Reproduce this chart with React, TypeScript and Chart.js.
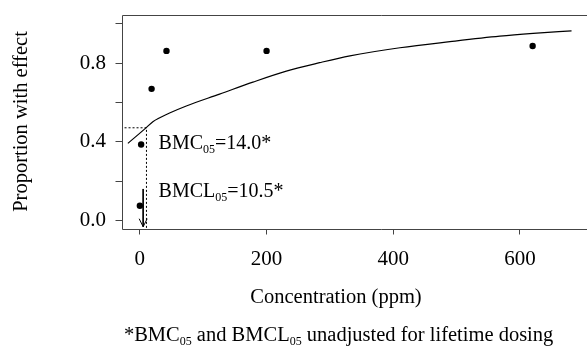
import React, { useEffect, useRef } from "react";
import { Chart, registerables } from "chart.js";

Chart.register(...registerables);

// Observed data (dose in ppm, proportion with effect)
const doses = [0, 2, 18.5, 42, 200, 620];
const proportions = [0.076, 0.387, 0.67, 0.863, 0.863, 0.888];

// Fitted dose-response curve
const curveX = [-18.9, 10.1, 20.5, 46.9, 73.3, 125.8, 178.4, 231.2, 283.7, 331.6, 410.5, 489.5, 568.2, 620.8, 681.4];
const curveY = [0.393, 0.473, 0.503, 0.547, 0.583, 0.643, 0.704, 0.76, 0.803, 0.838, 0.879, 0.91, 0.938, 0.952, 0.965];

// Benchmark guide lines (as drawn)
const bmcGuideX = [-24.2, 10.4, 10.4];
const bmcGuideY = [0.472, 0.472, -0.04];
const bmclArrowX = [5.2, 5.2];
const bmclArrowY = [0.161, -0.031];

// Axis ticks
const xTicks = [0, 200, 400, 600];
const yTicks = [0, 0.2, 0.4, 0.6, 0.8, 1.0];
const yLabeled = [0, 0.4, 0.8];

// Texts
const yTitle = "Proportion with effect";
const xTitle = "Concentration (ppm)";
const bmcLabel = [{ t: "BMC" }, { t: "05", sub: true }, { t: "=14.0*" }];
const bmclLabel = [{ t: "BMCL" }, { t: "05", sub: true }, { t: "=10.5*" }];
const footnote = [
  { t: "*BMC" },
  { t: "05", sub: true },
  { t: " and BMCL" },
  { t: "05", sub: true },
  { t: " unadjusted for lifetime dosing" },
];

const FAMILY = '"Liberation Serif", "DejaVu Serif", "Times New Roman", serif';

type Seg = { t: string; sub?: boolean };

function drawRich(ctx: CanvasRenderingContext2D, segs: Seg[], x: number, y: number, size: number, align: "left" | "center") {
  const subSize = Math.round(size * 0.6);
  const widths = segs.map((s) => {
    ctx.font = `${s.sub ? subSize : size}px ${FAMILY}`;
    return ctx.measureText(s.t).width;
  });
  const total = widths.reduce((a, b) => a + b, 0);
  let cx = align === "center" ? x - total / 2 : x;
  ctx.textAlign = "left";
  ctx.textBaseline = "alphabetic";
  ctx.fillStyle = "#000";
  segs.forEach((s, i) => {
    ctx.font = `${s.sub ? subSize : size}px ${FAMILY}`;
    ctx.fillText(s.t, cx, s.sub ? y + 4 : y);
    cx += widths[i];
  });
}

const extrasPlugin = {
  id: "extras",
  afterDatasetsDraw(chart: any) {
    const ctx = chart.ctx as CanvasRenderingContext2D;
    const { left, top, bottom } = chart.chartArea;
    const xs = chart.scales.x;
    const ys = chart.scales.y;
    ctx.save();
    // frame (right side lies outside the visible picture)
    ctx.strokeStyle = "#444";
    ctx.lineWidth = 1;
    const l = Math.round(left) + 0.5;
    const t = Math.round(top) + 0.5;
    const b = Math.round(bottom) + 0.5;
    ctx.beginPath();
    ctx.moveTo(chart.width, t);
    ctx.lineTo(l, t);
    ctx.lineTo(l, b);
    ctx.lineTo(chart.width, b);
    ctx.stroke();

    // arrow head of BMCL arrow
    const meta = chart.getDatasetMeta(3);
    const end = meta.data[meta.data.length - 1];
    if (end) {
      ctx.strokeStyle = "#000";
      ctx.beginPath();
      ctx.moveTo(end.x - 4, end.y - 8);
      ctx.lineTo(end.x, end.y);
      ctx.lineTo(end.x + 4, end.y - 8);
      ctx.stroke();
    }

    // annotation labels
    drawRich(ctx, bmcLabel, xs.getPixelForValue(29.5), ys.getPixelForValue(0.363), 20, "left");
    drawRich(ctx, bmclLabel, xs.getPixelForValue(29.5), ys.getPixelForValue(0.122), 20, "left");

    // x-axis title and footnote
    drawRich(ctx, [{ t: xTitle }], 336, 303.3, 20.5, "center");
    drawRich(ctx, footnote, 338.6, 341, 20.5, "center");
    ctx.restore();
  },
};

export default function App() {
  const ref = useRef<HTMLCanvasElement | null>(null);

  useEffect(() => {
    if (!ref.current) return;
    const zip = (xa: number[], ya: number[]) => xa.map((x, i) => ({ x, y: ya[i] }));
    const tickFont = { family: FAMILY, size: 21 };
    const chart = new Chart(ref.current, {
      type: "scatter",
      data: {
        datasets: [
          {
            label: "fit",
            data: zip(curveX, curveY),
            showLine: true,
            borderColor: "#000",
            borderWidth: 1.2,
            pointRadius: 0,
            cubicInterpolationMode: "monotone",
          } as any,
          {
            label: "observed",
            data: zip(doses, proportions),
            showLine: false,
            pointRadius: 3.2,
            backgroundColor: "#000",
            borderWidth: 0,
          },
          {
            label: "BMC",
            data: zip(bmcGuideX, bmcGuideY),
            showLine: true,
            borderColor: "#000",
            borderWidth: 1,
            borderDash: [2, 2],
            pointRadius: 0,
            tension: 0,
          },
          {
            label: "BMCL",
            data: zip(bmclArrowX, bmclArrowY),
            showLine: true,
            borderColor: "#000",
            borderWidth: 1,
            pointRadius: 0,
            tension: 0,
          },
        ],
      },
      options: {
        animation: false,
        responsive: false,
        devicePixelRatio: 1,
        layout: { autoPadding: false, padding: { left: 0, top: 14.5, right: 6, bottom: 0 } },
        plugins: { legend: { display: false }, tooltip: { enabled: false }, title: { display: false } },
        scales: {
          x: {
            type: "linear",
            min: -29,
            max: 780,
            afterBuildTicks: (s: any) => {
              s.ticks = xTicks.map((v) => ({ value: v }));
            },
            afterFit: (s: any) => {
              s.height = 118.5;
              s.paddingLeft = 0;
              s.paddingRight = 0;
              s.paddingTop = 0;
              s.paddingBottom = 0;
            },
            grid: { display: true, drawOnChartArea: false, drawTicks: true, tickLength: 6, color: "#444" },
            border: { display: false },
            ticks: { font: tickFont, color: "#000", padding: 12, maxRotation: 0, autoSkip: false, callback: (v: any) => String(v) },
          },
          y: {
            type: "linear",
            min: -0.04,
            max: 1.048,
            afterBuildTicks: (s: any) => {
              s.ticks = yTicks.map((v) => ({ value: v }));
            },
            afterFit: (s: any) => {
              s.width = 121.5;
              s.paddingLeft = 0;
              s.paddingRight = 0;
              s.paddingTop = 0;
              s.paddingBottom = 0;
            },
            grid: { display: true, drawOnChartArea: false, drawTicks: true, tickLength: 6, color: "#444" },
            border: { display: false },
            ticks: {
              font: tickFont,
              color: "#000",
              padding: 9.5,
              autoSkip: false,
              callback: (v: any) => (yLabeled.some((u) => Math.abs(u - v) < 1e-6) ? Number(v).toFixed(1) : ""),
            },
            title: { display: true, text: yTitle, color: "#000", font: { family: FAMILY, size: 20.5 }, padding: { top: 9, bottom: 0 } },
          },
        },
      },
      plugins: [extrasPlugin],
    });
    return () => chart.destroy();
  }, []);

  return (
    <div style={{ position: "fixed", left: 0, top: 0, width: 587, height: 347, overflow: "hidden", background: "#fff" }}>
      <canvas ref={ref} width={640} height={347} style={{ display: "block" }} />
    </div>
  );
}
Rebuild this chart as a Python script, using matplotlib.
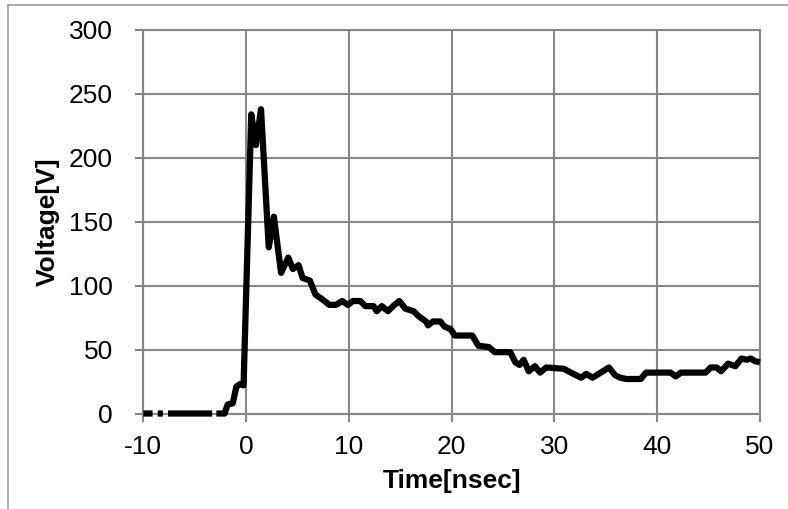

Task instructions: Reproduce only the lines from the beginning of the data through the line that contains "0.938, 0.952, 0.965];", both included, and please drop the pictures.

Solution:
Reproduce this chart with React, TypeScript and Chart.js.
import React, { useEffect, useRef } from "react";
import { Chart, registerables } from "chart.js";

Chart.register(...registerables);

// Observed data (dose in ppm, proportion with effect)
const doses = [0, 2, 18.5, 42, 200, 620];
const proportions = [0.076, 0.387, 0.67, 0.863, 0.863, 0.888];

// Fitted dose-response curve
const curveX = [-18.9, 10.1, 20.5, 46.9, 73.3, 125.8, 178.4, 231.2, 283.7, 331.6, 410.5, 489.5, 568.2, 620.8, 681.4];
const curveY = [0.393, 0.473, 0.503, 0.547, 0.583, 0.643, 0.704, 0.76, 0.803, 0.838, 0.879, 0.91, 0.938, 0.952, 0.965];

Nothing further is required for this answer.